(Entries from a dataset)
§ §

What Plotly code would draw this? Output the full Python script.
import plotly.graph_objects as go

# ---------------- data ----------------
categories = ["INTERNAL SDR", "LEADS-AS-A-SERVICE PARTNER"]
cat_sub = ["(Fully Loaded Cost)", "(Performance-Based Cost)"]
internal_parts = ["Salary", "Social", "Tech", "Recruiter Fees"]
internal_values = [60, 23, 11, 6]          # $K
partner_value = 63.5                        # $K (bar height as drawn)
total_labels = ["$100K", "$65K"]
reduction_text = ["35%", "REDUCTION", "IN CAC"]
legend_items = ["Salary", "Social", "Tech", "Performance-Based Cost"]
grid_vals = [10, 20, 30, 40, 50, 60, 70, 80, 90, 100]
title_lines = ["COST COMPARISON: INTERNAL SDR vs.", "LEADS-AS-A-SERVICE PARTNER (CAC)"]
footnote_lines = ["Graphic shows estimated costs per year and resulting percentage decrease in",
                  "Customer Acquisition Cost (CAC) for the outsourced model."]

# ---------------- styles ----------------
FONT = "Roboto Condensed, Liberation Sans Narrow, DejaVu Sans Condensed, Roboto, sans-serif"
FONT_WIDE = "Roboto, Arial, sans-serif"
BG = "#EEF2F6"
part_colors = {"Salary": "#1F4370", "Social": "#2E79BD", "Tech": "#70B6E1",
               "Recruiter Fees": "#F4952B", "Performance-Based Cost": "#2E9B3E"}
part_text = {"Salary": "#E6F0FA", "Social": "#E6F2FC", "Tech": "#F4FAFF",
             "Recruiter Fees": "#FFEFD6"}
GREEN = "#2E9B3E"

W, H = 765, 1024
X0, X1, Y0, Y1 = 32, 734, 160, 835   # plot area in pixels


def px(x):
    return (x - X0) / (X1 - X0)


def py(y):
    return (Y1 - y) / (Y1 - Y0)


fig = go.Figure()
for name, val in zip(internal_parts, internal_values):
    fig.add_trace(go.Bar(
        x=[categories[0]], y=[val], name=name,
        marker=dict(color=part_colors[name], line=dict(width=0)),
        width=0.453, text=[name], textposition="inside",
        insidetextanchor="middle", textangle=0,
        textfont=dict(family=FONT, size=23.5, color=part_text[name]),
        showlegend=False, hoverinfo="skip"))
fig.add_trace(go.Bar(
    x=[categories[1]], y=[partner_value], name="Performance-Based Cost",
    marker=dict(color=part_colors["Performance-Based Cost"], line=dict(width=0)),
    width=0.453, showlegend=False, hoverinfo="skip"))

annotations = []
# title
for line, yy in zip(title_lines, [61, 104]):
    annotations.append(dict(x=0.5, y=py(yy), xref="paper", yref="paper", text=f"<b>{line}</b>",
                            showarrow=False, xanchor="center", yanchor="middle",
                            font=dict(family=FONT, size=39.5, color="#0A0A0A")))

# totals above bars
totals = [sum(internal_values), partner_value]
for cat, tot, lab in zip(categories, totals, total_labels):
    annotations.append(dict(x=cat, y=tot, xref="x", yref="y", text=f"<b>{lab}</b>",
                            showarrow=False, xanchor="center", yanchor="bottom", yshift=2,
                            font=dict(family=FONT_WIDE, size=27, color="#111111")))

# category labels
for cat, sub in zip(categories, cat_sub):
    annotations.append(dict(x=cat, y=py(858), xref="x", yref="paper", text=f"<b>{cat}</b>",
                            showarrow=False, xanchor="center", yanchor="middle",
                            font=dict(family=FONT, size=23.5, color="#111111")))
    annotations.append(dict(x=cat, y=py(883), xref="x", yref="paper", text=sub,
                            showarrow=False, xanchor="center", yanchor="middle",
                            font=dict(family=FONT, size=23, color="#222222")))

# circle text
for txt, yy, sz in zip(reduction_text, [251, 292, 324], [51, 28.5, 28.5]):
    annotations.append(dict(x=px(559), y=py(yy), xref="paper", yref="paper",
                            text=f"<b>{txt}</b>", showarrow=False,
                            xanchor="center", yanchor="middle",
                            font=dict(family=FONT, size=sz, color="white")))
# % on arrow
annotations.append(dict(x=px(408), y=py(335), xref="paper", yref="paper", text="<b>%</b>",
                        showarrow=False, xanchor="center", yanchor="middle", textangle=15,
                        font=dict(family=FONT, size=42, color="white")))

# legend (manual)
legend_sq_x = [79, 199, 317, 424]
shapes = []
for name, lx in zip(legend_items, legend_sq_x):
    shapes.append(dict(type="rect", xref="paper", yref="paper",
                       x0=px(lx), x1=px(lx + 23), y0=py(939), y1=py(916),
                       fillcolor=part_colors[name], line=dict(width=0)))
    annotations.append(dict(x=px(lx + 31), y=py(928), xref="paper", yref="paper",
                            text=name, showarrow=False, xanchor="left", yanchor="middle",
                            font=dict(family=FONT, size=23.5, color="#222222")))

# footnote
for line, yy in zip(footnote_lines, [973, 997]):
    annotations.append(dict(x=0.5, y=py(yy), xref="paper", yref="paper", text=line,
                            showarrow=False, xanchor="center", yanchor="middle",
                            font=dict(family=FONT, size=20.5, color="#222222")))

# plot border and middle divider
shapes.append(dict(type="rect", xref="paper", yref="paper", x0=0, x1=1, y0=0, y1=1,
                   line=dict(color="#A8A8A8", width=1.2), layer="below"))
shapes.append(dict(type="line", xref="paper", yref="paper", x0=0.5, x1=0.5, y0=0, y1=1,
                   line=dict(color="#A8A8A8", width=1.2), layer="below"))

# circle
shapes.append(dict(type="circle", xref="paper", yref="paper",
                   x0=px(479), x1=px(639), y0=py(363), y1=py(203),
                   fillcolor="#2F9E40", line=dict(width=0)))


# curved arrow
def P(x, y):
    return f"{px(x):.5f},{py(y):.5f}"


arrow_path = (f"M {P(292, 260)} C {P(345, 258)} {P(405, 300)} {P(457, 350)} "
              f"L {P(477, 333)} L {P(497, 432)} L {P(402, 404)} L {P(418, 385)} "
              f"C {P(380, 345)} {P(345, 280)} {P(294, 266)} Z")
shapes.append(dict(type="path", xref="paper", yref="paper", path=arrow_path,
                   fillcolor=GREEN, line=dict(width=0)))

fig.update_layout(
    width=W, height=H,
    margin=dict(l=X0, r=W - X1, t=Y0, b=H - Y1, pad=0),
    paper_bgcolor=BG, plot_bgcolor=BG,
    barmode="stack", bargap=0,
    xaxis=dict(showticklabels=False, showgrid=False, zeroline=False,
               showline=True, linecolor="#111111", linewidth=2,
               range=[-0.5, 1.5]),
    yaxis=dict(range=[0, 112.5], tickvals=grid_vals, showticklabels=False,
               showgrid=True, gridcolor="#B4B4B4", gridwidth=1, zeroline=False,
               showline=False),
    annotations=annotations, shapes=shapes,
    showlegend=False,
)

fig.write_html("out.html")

§ §

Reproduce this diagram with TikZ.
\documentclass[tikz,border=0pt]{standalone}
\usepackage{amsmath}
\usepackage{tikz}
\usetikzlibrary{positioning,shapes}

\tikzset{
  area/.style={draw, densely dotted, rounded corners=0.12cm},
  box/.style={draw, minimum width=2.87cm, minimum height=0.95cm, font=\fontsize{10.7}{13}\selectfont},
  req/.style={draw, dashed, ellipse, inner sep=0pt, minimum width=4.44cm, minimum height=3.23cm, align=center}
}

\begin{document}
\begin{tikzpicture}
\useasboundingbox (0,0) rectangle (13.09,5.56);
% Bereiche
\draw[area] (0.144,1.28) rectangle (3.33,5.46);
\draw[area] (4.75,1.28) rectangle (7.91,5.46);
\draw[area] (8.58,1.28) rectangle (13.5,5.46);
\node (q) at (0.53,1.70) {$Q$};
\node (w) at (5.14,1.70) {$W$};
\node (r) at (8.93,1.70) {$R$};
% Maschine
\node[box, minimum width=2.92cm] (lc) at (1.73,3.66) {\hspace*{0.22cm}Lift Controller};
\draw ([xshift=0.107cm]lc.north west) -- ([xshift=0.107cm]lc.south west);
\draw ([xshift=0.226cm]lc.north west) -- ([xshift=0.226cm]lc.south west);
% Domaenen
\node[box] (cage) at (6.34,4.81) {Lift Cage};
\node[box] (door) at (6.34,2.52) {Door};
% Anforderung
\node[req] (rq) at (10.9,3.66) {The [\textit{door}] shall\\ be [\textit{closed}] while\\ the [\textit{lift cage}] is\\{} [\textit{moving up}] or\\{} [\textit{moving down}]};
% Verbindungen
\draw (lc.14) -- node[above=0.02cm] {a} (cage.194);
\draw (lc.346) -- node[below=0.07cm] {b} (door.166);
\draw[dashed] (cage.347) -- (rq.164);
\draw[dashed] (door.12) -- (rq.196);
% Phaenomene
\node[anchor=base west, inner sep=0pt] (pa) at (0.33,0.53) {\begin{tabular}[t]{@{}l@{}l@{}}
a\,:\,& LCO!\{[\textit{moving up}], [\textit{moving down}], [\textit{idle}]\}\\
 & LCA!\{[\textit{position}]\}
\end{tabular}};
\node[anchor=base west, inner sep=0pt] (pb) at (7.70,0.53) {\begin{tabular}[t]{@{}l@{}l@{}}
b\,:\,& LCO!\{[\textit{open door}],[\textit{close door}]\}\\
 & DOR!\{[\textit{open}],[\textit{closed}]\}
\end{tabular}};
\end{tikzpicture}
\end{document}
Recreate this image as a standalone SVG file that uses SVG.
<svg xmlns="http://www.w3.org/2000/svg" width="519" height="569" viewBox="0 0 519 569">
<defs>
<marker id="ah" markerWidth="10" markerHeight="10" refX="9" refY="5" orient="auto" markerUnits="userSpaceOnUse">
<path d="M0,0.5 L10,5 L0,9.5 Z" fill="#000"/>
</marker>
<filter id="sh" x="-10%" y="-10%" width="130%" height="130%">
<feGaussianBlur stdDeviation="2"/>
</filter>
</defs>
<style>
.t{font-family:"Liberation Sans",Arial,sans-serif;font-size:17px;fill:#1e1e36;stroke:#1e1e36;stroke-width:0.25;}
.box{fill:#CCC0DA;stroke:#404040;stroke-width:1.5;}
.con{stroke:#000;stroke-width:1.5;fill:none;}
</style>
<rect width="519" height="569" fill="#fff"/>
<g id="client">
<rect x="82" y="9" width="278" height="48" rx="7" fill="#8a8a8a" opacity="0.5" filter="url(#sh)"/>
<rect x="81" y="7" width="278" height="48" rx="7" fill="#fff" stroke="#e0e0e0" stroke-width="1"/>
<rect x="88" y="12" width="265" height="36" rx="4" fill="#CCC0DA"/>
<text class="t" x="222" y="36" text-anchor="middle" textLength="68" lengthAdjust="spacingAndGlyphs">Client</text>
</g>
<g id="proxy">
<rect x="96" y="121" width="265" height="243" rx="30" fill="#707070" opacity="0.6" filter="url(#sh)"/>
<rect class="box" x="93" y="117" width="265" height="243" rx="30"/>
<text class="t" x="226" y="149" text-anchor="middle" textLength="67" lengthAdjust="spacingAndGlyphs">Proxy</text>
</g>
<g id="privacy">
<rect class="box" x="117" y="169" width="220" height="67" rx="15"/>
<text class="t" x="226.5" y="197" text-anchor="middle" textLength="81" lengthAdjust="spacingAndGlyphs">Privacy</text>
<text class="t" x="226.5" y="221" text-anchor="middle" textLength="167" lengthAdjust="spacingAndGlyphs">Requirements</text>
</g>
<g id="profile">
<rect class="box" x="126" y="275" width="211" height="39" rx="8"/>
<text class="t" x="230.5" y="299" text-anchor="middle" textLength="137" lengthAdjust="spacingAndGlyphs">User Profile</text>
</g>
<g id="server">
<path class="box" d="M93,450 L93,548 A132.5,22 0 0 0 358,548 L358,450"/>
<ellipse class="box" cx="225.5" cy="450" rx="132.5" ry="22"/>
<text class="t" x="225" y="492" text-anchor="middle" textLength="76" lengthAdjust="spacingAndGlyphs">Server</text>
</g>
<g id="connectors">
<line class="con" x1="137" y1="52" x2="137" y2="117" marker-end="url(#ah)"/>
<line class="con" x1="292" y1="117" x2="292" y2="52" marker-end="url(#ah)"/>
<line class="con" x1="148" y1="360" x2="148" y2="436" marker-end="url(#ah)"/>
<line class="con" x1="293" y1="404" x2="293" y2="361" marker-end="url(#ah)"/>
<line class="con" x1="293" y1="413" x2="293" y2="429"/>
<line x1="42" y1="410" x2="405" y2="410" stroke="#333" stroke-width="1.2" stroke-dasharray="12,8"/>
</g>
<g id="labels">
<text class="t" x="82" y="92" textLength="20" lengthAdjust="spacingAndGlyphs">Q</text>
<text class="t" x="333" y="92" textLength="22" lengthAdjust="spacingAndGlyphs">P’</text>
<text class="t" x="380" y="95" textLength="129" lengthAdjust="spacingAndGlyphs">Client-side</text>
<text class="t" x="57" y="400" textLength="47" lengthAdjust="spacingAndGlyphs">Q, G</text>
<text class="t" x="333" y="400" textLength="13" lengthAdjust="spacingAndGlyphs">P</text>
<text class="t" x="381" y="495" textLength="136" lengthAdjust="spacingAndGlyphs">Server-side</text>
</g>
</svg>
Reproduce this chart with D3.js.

§ §

Goal of the exercise :: Check every line of the data above for the string "Reproduce", and copy those that have it.

Exercise solution ::
Reproduce this diagram with TikZ.
Reproduce this chart with D3.js.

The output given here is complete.